Beim Kennenlernen des Vereins wird sein Interesse geweckt. Der Polier erscheint regelmäßig zu Treffen, lernt die Geisteshaltung kennen. Tugenden wie Freiheit, Gleichheit und Brüderlichkeit, aber auch Glaube, Liebe und Hoffnung stehen im Zentrum ihrer Philosophie. Der Aufbau des Tempels symbolisiert diese angestrebten Ideale. Nach anderthalb Jahren ist Jens Dierks bereit, der Loge beizutreten. Auch seine Frau unterschreibt den Aufnahmeantrag. Die Mitgliedschaft soll nicht zwischen ihnen stehen.
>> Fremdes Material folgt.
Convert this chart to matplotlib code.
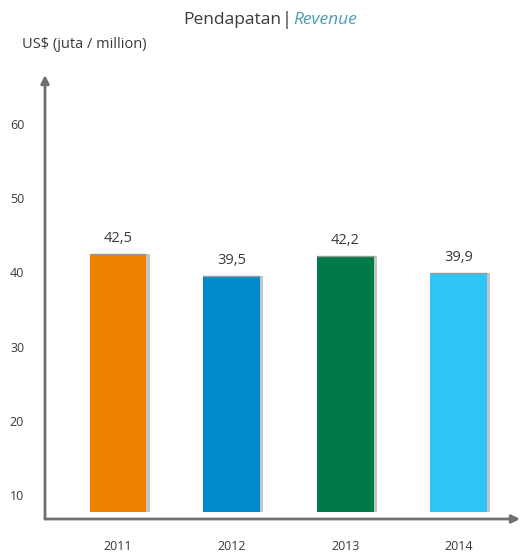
import numpy as np
import matplotlib
matplotlib.use("Agg")
import matplotlib.pyplot as plt
from matplotlib.patches import Rectangle

plt.rcParams["font.family"] = ["Open Sans", "DejaVu Sans"]

#%% Data
years = ["2011", "2012", "2013", "2014"]
revenue = [42.5, 39.5, 42.2, 39.9]
value_labels = ["42,5", "39,5", "42,2", "39,9"]
colors = ["#EF8200", "#008ACB", "#007A48", "#2FC6F6"]
yticks = [10, 20, 30, 40, 50, 60]

base = 7.7          # bars start a little above the x axis
axis_gray = "#707070"
text_gray = "#3a3a3a"

#%% Figure
fig = plt.figure(figsize=(5.22, 5.59), dpi=100)
ax = fig.add_axes([45 / 522, 1 - 519 / 559, 475 / 522, 444 / 559])
ax.set_xlim(-0.643, 3.54)
ax.set_ylim(6.77, 66.6)

x = np.arange(len(years))
width = 0.50

# soft shadow on the right side of each bar
for xi, v in zip(x, revenue):
    ax.add_patch(Rectangle((xi - width / 2 + 0.03, base), width, v - base,
                           facecolor="#c4c4c4", edgecolor="none", zorder=1))

ax.bar(x, np.array(revenue) - base, bottom=base, width=width, color=colors,
       edgecolor="none", zorder=2)
# thin gray cap on top of each bar
for xi, v in zip(x, revenue):
    ax.plot([xi - width / 2, xi + width / 2], [v, v], color="#9a9a9a",
            lw=1.0, zorder=3, solid_capstyle="butt")

for xi, v, lab in zip(x, revenue, value_labels):
    ax.text(xi, v + 1.1, lab, ha="center", va="bottom", fontsize=10.5,
            color=text_gray)

# axes drawn as arrows
for s in ax.spines.values():
    s.set_visible(False)
ax.annotate("", xy=(0, 1.0), xytext=(0, 0), xycoords="axes fraction",
            arrowprops=dict(arrowstyle="-|>", color=axis_gray, lw=2.0,
                            mutation_scale=12, shrinkA=0, shrinkB=0))
ax.annotate("", xy=(1.0, 0), xytext=(0, 0), xycoords="axes fraction",
            arrowprops=dict(arrowstyle="-|>", color=axis_gray, lw=2.0,
                            mutation_scale=12, shrinkA=0, shrinkB=0))

ax.set_yticks(yticks)
ax.set_yticklabels([str(t) for t in yticks])
ax.set_xticks(x)
ax.set_xticklabels(years)
ax.tick_params(axis="both", length=0, labelsize=9, colors=text_gray)
ax.tick_params(axis="y", pad=15)
ax.tick_params(axis="x", pad=15)

#%% Titles
fig.text(281 / 522, 1 - 20 / 559, "Pendapatan", ha="right", va="center",
         fontsize=12.5, color=text_gray)
fig.text(287 / 522, 1 - 20 / 559, "|", ha="center", va="center",
         fontsize=13, color=text_gray)
fig.text(293 / 522, 1 - 20 / 559, "Revenue", ha="left", va="center",
         fontsize=12.5, color="#4A9DB3", style="italic")
fig.text(22 / 522, 1 - 45 / 559, "US$ (juta / million)", ha="left",
         va="center", fontsize=10.5, color=text_gray)

fig.savefig("out.png", dpi=100, facecolor="white")
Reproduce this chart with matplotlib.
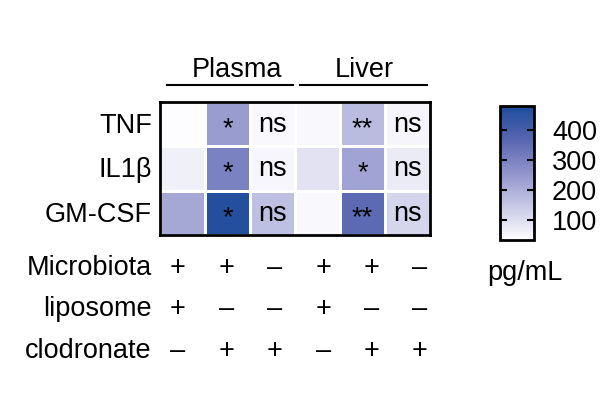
import matplotlib
matplotlib.use('Agg')
import matplotlib.pyplot as plt
import numpy as np
from matplotlib.colors import LinearSegmentedColormap, Normalize
from matplotlib.lines import Line2D
import matplotlib.cm as cm

plt.rcParams['font.family'] = ['Liberation Sans', 'DejaVu Sans']

# cytokine levels (pg/mL), columns: plasma x3, liver x3
cytokines = ['TNF', 'IL1\u03b2', 'GM-CSF']
tnf = [33, 240, 45, 45, 175, 52]
il1b = [62, 300, 48, 92, 225, 72]
gmcsf = [215, 465, 165, 45, 360, 118]
signif = [['', '*', 'ns', '', '**', 'ns'],
          ['', '*', 'ns', '', '*', 'ns'],
          ['', '*', 'ns', '', '**', 'ns']]

groups = ['Plasma', 'Liver']
conditions = ['Microbiota', 'liposome', 'clodronate']
microbiota = ['+', '+', '\u2013', '+', '+', '\u2013']
liposome = ['+', '\u2013', '\u2013', '+', '\u2013', '\u2013']
clodronate = ['\u2013', '+', '+', '\u2013', '+', '+']

cbar_ticks = [100, 200, 300, 400]
vmin, vmax = 33, 480

W, H = 616, 398
FS = 19.5

def fx(x):
    return x / W

def fy(y):
    return 1 - y / H

cmap = LinearSegmentedColormap.from_list(
    'wb', ['#fdfdff', '#c8c9e6', '#9094cb', '#5866b1', '#1c4c9c'])
norm = Normalize(vmin=vmin, vmax=vmax)

fig = plt.figure(figsize=(W / 100, H / 100), dpi=100)

# heatmap
ax = fig.add_axes([fx(160), fy(235), fx(270), 133 / H])
data = np.array([tnf, il1b, gmcsf])
ax.pcolormesh(data, cmap=cmap, norm=norm, edgecolors='white', linewidth=1)
ax.set_xlim(0, 6)
ax.set_ylim(3, 0)
ax.set_xticks([])
ax.set_yticks([])
for s in ax.spines.values():
    s.set_linewidth(2)

for i, row in enumerate(signif):
    for j, lab in enumerate(row):
        if lab == 'ns':
            ax.text(j + 0.5, i + 0.68, lab, ha='center', va='baseline', fontsize=FS)
        elif lab:
            ax.text(j + 0.5, i + 0.77, lab, ha='center', va='baseline', fontsize=FS)

for i, name in enumerate(cytokines):
    ax.text(-0.18, i + 0.7, name, ha='right', va='baseline', fontsize=FS)

# group headers
for k, g in enumerate(groups):
    x0 = [167, 300][k]
    x1 = [293, 427][k]
    xc = [237, 364][k]
    fig.text(fx(xc), fy(77), g, ha='center', va='baseline', fontsize=FS)
    fig.add_artist(Line2D([fx(x0), fx(x1)], [fy(85), fy(85)],
                          transform=fig.transFigure, color='black', lw=1.5))

# treatment table
rows = [microbiota, liposome, clodronate]
for r, (name, signs) in enumerate(zip(conditions, rows)):
    yb = [275, 316, 358][r]
    fig.text(fx(152), fy(yb), name, ha='right', va='baseline', fontsize=FS)
    for j, s in enumerate(signs):
        fig.text(fx(178 + 48.4 * j), fy(yb), s, ha='center', va='baseline', fontsize=FS)

# colorbar
cax = fig.add_axes([fx(500), fy(240), fx(34), 134 / H])
cb = fig.colorbar(cm.ScalarMappable(norm=norm, cmap=cmap), cax=cax, ticks=cbar_ticks)
cb.outline.set_linewidth(2)
cax.tick_params(direction='in', left=True, right=True, length=5, width=1.5,
                labelsize=FS, pad=13)
fig.text(fx(525), fy(273), 'pg/mL', ha='center', va='center', fontsize=FS)

fig.savefig('out.png', dpi=100)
"In dieser hektischen Welt habe ich einen Rückzugsort gefunden", sagt der Baustellenleiter. "Ich habe Menschen kennenlernen dürfen, die ich sonst niemals getroffen hätte." Wichtig sei ihm und seinen Brüdern, dass sie nicht mit Rotariern und den Lions gleichgesetzt werden. "Wir sind kein Service-Club", stellt Dierks klar. Trotzdem haben die Freimaurer den Rollstuhlfahrstuhl im Rathaus finanziert und Geld für Grundschulen gespendet, wie Dierks berichtet. "Doch das ist nicht das Wichtigste", erklärt er. Es wirkt wie etwas Ritterliches, wenn Dierks über die moralischen Ansprüche der Freimaurer spricht. Denn wichtig sei die Vertiefung des Geistes. "Doch im Grunde sind wir ein ganz normaler eingetragener Verein", sagt er.

"Wir helfen beim Aufbau einer Frauenloge."

Bernd-Jürgen Sahland,

Meister vom Stuhl in Wernigerode

Mit einem Unterschied: Bei Freimaurertreffen spielen Symbole und Rituale eine wichtige Rolle. Sie bauen auf dem Jahrhunderte alten Brauchtum auf, das der Orden von den Steinmetzbruderschaften des Mittelalters übernommen hat. "Dazu gehört das Wechselgespräch des Meisters vom Stuhl mit dem sogenannten Ersten und Zweiten Aufseher sowie ein philosophischer oder ethischer Vortrag eines Bruders", sagt Karl Hordenbach. Er war der erste Meister vom Stuhl in Wernigerode nach der Wende - nach mehr als sechs Jahrzehnten Zwangspause.

Mittlerweile hat die Loge in Wernigerode wieder zwölf Mitglieder - ausschließlich Männer, denn in Deutschland gibt es keine gemischten Logen. Bernd-Jürgen Sahland, der jetzige Meister vom Stuhl hat aber ein Angebot: "Wenn es interessierte Frauen für eine eigene Loge in Wernigerode gibt, würden wir uns freuen und ihnen beim Aufbau helfen."